Common biosurfactants include:
- Bile salts are mixtures of micelle-forming compounds that encapsulate food, enabling absorption through the small intestine.
- Lecithin, which can be obtained either from soybean or from egg yolk, is a common food ingredient.
- Rhamnolipids, which can be produced by some species of Pseudomonas, e.g., Pseudomonas aeruginosa.
- Sophorolipids are produced by various nonpathogenic yeasts.
- Emulsan produced by Acinetobacter calcoaceticus.
- Surfactin is a non-ribosomal lipopeptide produced by Bacillus subtilis

Microbial biosurfactants are obtained by including immiscible liquids in the growth medium.

==Applications==
Potential applications include herbicides and pesticides formulations, detergents, healthcare and cosmetics, pulp and paper, coal, textiles, ceramic processing and food industries, uranium ore-processing, and mechanical dewatering of peat.
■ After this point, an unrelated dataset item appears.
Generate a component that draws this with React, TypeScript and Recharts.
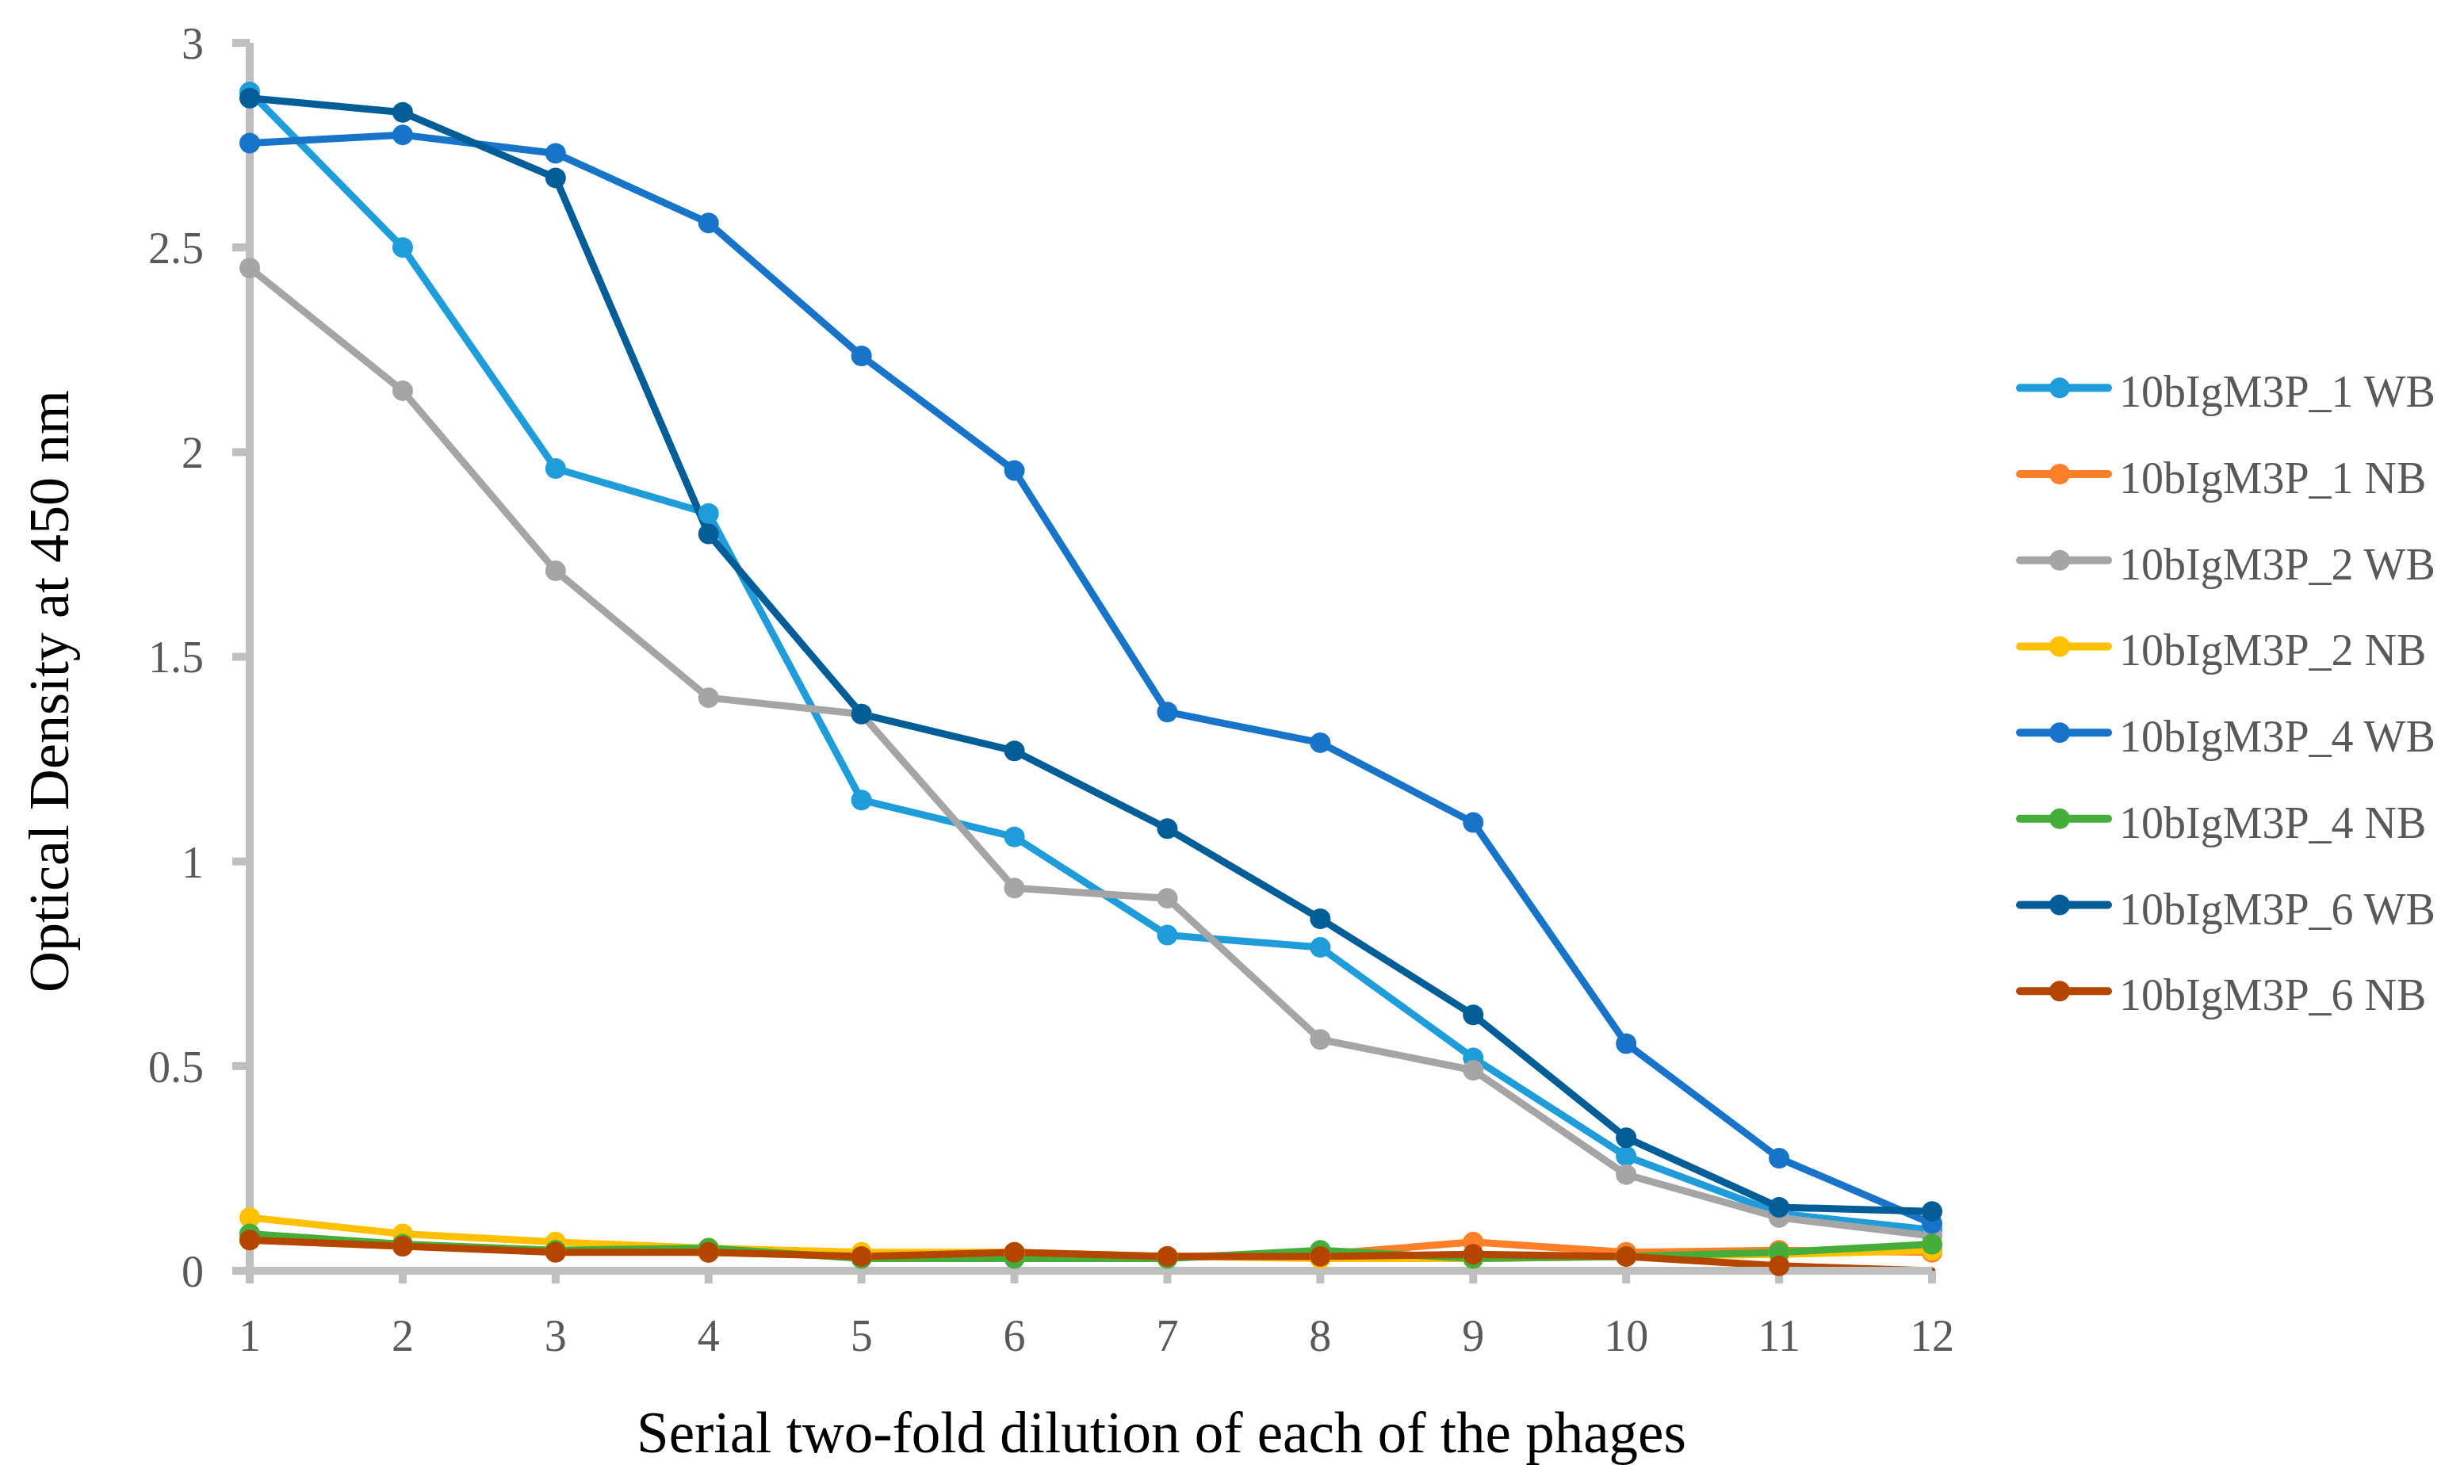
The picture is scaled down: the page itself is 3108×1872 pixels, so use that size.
import React from "react";
import { LineChart, Line, XAxis, YAxis, Legend, Label } from "recharts";

// dilution steps on the x axis
const dilutions = ["1", "2", "3", "4", "5", "6", "7", "8", "9", "10", "11", "12"];

// OD450 readings
const phage1WB = [2.88, 2.5, 1.96, 1.85, 1.15, 1.06, 0.82, 0.79, 0.52, 0.28, 0.14, 0.1];
const phage1NB = [0.075, 0.06, 0.05, 0.045, 0.035, 0.04, 0.035, 0.04, 0.07, 0.045, 0.05, 0.045];
const phage2WB = [2.45, 2.15, 1.71, 1.4, 1.36, 0.935, 0.91, 0.565, 0.49, 0.235, 0.13, 0.085];
const phage2NB = [0.13, 0.09, 0.07, 0.055, 0.045, 0.045, 0.035, 0.03, 0.03, 0.035, 0.04, 0.05];
const phage4WB = [2.755, 2.775, 2.73, 2.56, 2.235, 1.955, 1.365, 1.29, 1.095, 0.555, 0.275, 0.115];
const phage4NB = [0.09, 0.065, 0.05, 0.055, 0.03, 0.03, 0.03, 0.05, 0.03, 0.035, 0.045, 0.065];
const phage6WB = [2.865, 2.83, 2.67, 1.8, 1.36, 1.27, 1.08, 0.86, 0.625, 0.325, 0.155, 0.145];
const phage6NB = [0.075, 0.06, 0.045, 0.045, 0.035, 0.045, 0.035, 0.035, 0.04, 0.035, 0.012, 0.0];

const yTicks = [0, 0.5, 1, 1.5, 2, 2.5, 3];

const series = [
  { key: "p1wb", name: "10bIgM3P_1 WB", color: "#1E9DDA", values: phage1WB },
  { key: "p1nb", name: "10bIgM3P_1 NB", color: "#FD7F28", values: phage1NB },
  { key: "p2wb", name: "10bIgM3P_2 WB", color: "#A5A5A5", values: phage2WB },
  { key: "p2nb", name: "10bIgM3P_2 NB", color: "#FFC000", values: phage2NB },
  { key: "p4wb", name: "10bIgM3P_4 WB", color: "#1874C9", values: phage4WB },
  { key: "p4nb", name: "10bIgM3P_4 NB", color: "#45AE3B", values: phage4NB },
  { key: "p6wb", name: "10bIgM3P_6 WB", color: "#035E97", values: phage6WB },
  { key: "p6nb", name: "10bIgM3P_6 NB", color: "#B44600", values: phage6NB },
];

const chartData = dilutions.map((d, i) => {
  const row: Record<string, string | number> = { dilution: d };
  series.forEach((s) => {
    row[s.key] = s.values[i];
  });
  return row;
});

const FONT = "'Liberation Serif', 'Times New Roman', serif";
const AXIS_GREY = "#BFBFBF";
const TEXT_GREY = "#595959";
const ROW = 108.7;

// keep the series order (recharts sorts the payload by name)
function LegendBox({ payload }: any) {
  const byKey: Record<string, any> = {};
  (payload || []).forEach((p: any) => {
    byKey[p.dataKey] = p;
  });
  const items = series.filter((s) => byKey[s.key]);
  return (
    <svg width={560} height={ROW * items.length} style={{ display: "block" }}>
      {items.map((s, i) => {
        const y = ROW / 2 + i * ROW;
        const color = byKey[s.key].color;
        return (
          <g key={s.key}>
            <line x1={5} x2={116} y1={y} y2={y} stroke={color} strokeWidth={10} strokeLinecap="round" />
            <circle cx={55} cy={y} r={13} fill={color} />
            <text x={130} y={y + 24} fill={TEXT_GREY} fontSize={56} fontFamily={FONT}>
              {byKey[s.key].value}
            </text>
          </g>
        );
      })}
    </svg>
  );
}

// Excel leaves no marker on a zero reading
const makeDot = (color: string) => (props: any) => {
  const { cx, cy, value, index } = props;
  if (value === 0 || cx == null || cy == null) return <g key={index} />;
  return <circle key={index} cx={cx} cy={cy} r={13} fill={color} />;
};

export default function App() {
  return (
    <div style={{ width: 3108, height: 1872, background: "#fff" }}>
      <style>{"body{margin:0}"}</style>
      <LineChart
        width={3108}
        height={1872}
        data={chartData}
        margin={{ top: 54, right: 671, bottom: 119, left: 115 }}
      >
        <XAxis
          dataKey="dilution"
          height={150}
          interval={0}
          axisLine={{ stroke: AXIS_GREY, strokeWidth: 10 }}
          tickLine={{ stroke: AXIS_GREY, strokeWidth: 10 }}
          tickSize={16}
          tickMargin={45}
          tick={{ fill: TEXT_GREY, fontSize: 56, fontFamily: FONT }}
        >
          <Label
            content={() => (
              <text x={1465} y={1832} textAnchor="middle" fill="#000" fontSize={73} fontFamily={FONT}>
                Serial two-fold dilution of each of the phages
              </text>
            )}
          />
        </XAxis>
        <YAxis
          width={200}
          domain={[0, 3]}
          ticks={yTicks}
          interval={0}
          axisLine={{ stroke: AXIS_GREY, strokeWidth: 10 }}
          tickLine={{ stroke: AXIS_GREY, strokeWidth: 10 }}
          tickSize={22}
          tickMargin={36}
          tick={{ fill: TEXT_GREY, fontSize: 56, fontFamily: FONT }}
        >
          <Label
            content={() => (
              <text
                x={86}
                y={872}
                transform="rotate(-90, 86, 872)"
                textAnchor="middle"
                fill="#000"
                fontSize={72}
                fontFamily={FONT}
              >
                Optical Density at 450 nm
              </text>
            )}
          />
        </YAxis>
        <Legend
          layout="vertical"
          align="center"
          verticalAlign="middle"
          width={560}
          wrapperStyle={{ left: 2543, top: 435, width: 560 }}
          content={<LegendBox />}
        />
        {series.map((s) => (
          <Line
            key={s.key}
            dataKey={s.key}
            name={s.name}
            stroke={s.color}
            strokeWidth={9}
            strokeLinejoin="round"
            strokeLinecap="round"
            dot={makeDot(s.color)}
            activeDot={false}
            isAnimationActive={false}
          />
        ))}
      </LineChart>
    </div>
  );
}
===Oil spill remediation===
Biosurfactants enhance the emulsification of hydrocarbons, thus they have the potential to solubilise hydrocarbon contaminants and increase their availability for microbial degradation. In addition, biosurfactants can modify the cell surface of bacteria that biodegrade hydrocarbons, which can also increase the biodegradability of these pollutants to cells. These compounds can also be used in enhanced oil recovery and may be considered for other potential applications in environmental protection.